How could a budding Shakespeare not have been profoundly moved by Bruno’s advanced ideas on ethics, science and the cosmos, by his brave philosophy concerning the freedom of thought and the primacy of the human intellect, by his call for the separation of philosophy and religion and for mutual toleration among the religions? Bruno’s ideas were it, in a nutshell. And they still are; in fact, we are today at the height of the Brunerian age. Bruno was the first FREE MAN. Though it doesn’t seem to know it, modern western culture has fully embraced Bruno’s ethical, philosophical and romantic legacy. It’s scientists, on the other hand, would just as soon skip him, even though he is in a very real sense the Father of the (modern) Universe, which he was the first to coherently and correctly postulate.

Science sans Magic
Because Bruno’s methods and ideas were often considered “magical” in nature, modern science finds reason to dismiss Bruno. But science had not even been fully developed yet! What scientists fail to understand is that “magic”, as it was understood in Bruno’s day, was not a Brothers Grimm or Walt Disney variety of magic. Elves and fairies had nothing to do with it! Magic was an intellectual tradition and philosophy thousands of years old, one whose principle tenet was that the mind of Man was in it’s own right a proactive engine of creative thought and discovery.
The similarities between magic and science are striking. Both assume that people can understand the universe in which they live, which is the goal of both. Both believe that nature proceeds in orderly sequences of known events, events that can be understood and thus used to produce desired outcomes. The Church objected to both procedures since it was only through the Church that Man could understand, entreat or have communion with nature and the Almighty. If man could do this on his own through independent study and investigation, then this would undercut the monopolistic political and moral authority of the Church, which, of course, was unacceptable.
The idea that nature could be understood by systematic investigation and experimentation was magic’s contribution to science, as it later evolved. Alchemy was nothing less than systematic experimentation whose goal was the production of gold from lesser metals. The fact that alchemists never found a way to transmute lead into gold does not mean that they weren’t practicing an early form of chemistry; it only means that alchemists were unable to rearrange the protons and electrons of lead to make gold. Physicists today still can’t do this.
All philosophies are either monist or dualist. Monists, like modern-day scientists, believe that the material world is the only world — hence materialists. Dualists believe in a binary universe, that there is a spiritual world in addition to the material world. The word “science” comes from an indo-european root meaning “to cut” or “to separate.” The same root led to the word “shit”, which means to separate living flesh from nonliving waste. The same root gave us “scythe” and “scissors” and “schism”, which have obvious connections to the concept of separation. “SCIENCE!” (word!) What Bruno wanted very much to do was separate religion from philosophy; ah, but The Church in Rome wasn’t having any…yet!

Bruno the Unknown
So why has science ignored the contributions of Bruno? Why is it hard (or impossible) to find more than a few perfunctory lines about Bruno in any astronomy text? Why is it nearly impossible to find a single book about one of the most fascinating characters in history in the New York Public Library, among others? Maybe it’s because Bruno arrived at his century-leaping revelations with little more than his eyes and brain (alas!).

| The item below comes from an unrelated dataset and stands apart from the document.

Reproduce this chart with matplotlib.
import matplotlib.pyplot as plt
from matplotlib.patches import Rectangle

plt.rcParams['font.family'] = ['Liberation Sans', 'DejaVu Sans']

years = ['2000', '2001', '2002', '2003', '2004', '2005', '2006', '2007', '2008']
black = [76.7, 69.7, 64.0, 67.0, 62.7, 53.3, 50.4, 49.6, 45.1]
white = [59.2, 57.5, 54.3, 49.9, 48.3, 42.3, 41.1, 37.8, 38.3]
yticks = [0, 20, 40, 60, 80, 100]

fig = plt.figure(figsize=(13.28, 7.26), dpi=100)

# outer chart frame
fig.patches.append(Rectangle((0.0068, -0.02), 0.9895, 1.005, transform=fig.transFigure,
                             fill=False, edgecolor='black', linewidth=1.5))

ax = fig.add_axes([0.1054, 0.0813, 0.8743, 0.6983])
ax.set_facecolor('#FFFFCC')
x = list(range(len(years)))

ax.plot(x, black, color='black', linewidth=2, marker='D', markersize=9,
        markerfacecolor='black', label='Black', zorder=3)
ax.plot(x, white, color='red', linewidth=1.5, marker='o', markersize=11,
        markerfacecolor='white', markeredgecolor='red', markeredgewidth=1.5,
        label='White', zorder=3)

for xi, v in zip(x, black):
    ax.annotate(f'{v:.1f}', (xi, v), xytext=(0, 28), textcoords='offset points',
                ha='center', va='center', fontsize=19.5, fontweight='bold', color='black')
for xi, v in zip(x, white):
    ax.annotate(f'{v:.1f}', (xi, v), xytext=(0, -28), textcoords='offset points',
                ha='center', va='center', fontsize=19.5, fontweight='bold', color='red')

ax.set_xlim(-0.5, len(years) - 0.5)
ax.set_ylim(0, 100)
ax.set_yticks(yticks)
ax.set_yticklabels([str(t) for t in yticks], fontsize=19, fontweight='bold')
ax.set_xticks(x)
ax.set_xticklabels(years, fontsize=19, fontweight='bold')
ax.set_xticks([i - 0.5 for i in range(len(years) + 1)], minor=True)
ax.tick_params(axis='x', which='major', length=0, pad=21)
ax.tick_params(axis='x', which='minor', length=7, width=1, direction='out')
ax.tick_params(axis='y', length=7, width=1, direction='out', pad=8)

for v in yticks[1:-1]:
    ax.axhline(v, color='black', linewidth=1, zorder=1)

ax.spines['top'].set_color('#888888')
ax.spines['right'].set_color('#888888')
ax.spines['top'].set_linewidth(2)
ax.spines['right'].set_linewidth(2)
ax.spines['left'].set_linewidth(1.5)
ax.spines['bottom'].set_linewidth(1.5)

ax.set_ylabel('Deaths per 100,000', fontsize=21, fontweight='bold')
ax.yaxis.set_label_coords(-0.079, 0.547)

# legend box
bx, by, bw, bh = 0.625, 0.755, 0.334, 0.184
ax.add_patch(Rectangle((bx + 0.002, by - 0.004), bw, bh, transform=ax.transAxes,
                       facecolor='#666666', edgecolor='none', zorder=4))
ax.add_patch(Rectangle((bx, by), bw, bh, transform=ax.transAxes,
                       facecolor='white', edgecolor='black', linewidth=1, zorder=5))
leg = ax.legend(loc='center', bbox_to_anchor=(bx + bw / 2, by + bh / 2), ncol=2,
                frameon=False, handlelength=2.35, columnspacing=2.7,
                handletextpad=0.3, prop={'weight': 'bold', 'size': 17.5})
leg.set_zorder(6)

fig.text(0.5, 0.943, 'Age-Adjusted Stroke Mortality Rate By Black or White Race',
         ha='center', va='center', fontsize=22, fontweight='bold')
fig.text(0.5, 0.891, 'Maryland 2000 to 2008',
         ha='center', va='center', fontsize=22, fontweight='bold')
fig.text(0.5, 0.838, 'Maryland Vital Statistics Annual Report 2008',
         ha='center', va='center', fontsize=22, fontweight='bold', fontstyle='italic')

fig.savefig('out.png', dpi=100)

Maybe it’s because of some unspoken scientific tenet which says that cosmological discoveries of this magnitude must be made by degrees, through painstaking and complicated technical procedures and proofs, not holistically realized by one person almost overnight! Maybe Bruno was so far ahead of his time that the world just forgot about him.

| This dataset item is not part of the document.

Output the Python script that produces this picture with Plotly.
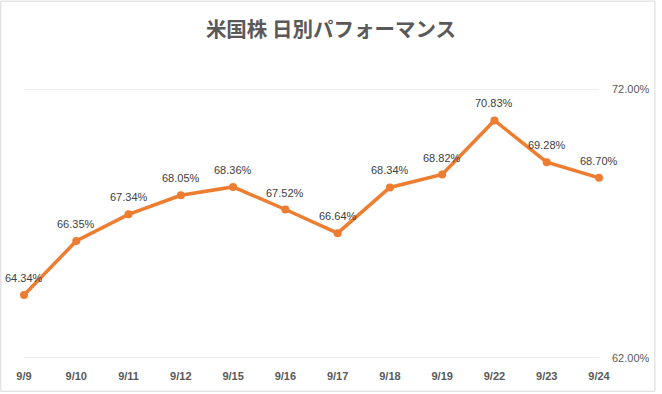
import plotly.graph_objects as go

dates = ["9/9", "9/10", "9/11", "9/12", "9/15", "9/16", "9/17", "9/18", "9/19", "9/22", "9/23", "9/24"]
values = [64.34, 66.35, 67.34, 68.05, 68.36, 67.52, 66.64, 68.34, 68.82, 70.83, 69.28, 68.70]
title_text = "米国株 日別パフォーマンス"
y_ticks = [62, 72]
y_tick_labels = ["62.00%", "72.00%"]

W, H = 662, 394
ml, mr, mt, mb = 24, 57, 89, 34
pw, ph = W - ml - mr, H - mt - mb

xs = list(range(len(dates)))

fig = go.Figure()
fig.add_trace(go.Scatter(
    x=xs, y=values,
    mode="lines+markers",
    line=dict(color="#ED7D31", width=3.5),
    marker=dict(color="#ED7D31", size=8),
    cliponaxis=False,
    hoverinfo="skip",
))

for xi, v in zip(xs, values):
    fig.add_annotation(x=xi, y=v, text=f"{v:.2f}%", showarrow=False,
                       yshift=17, xanchor="center", yanchor="middle",
                       font=dict(family="Liberation Sans, Arial, sans-serif", size=11, color="#404040"))

fig.update_layout(
    width=W, height=H,
    margin=dict(l=ml, r=mr, t=mt, b=mb),
    paper_bgcolor="white", plot_bgcolor="white",
    showlegend=False,
    title=dict(text=title_text, x=0.5, xref="container", xanchor="center",
               y=1 - 30 / H, yref="container", yanchor="middle",
               font=dict(family="Noto Sans CJK JP, sans-serif", size=20.5, color="#595959", weight="bold")),
    xaxis=dict(
        range=[0, len(dates) - 1],
        tickmode="array", tickvals=xs, ticktext=dates,
        showgrid=False, zeroline=False, showline=False, ticks="",
        tickfont=dict(family="Liberation Sans, Arial, sans-serif", size=11, color="#595959", weight="bold"),
        ticklabelstandoff=10,
    ),
    yaxis=dict(
        range=[62, 72], side="right",
        tickmode="array", tickvals=y_ticks, ticktext=y_tick_labels,
        showgrid=False, zeroline=False, showline=False, ticks="",
        tickfont=dict(family="Liberation Sans, Arial, sans-serif", size=11, color="#595959"),
        ticklabelstandoff=12,
    ),
)

for t in y_ticks:
    fig.add_shape(type="line", xref="paper", yref="y", x0=0, x1=1, y0=t, y1=t,
                  line=dict(color="#D9D9D9", width=1), layer="below")

fig.add_shape(type="rect", xref="paper", yref="paper",
              x0=(0.5 - ml) / pw, x1=(W - 0.5 - ml) / pw,
              y0=(H - mb - (H - 0.5)) / ph, y1=(H - mb - 0.5) / ph,
              line=dict(color="#D9D9D9", width=1), fillcolor="rgba(0,0,0,0)", layer="above")

fig.write_html("out.html", config={"displayModeBar": False, "staticPlot": True},
               post_script="document.body.style.margin='0';document.body.style.overflow='hidden';")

It may be okay for a civilization to marginalize and forget the source of it’s ideas and values, but the oversight has left a hole in our world so large that an advanced extra-terrestrial agency could drive a comet through it. And did!
Bruno gave us the moral and ethical right to eschew the illogical and largely arbitrary pedantry of religious authority and paved the way for the romantic age to come with his expanded concepts of love. He opened a universe to logical consideration, a universe we are still trying to catch up to. The prime-mover and heavy-lifter of a new age, the Age of Reason, it was Bruno who first coined the phrase “Libertas philosophica” (philosophical liberty). Indeed, Bruno’s ideas provided the essential intellectual and ethical ingredients for the Age of Enlightenment — or at least it’s idea — almost two-hundred years later. The eclecticism of his scholarship at the beginning of the scientific revolution laid the important groundwork for modern philosophy and the new science, it’s offspring, and greatly influenced the writings of Baruch Spinoza.
Father Bruno probably did more to advance science, our modern philosophy and notion of “objective reason” than Galileo and Copernicus combined. He was the one at the front doing the serious work for all his “outrageous” causes. And since the Church imprisoned him for eight years and burned him at the stake (unlike Galileo later, Bruno did not recant his views), Bruno must also be remembered as a martyr for modern Western civilization as we enjoy it today.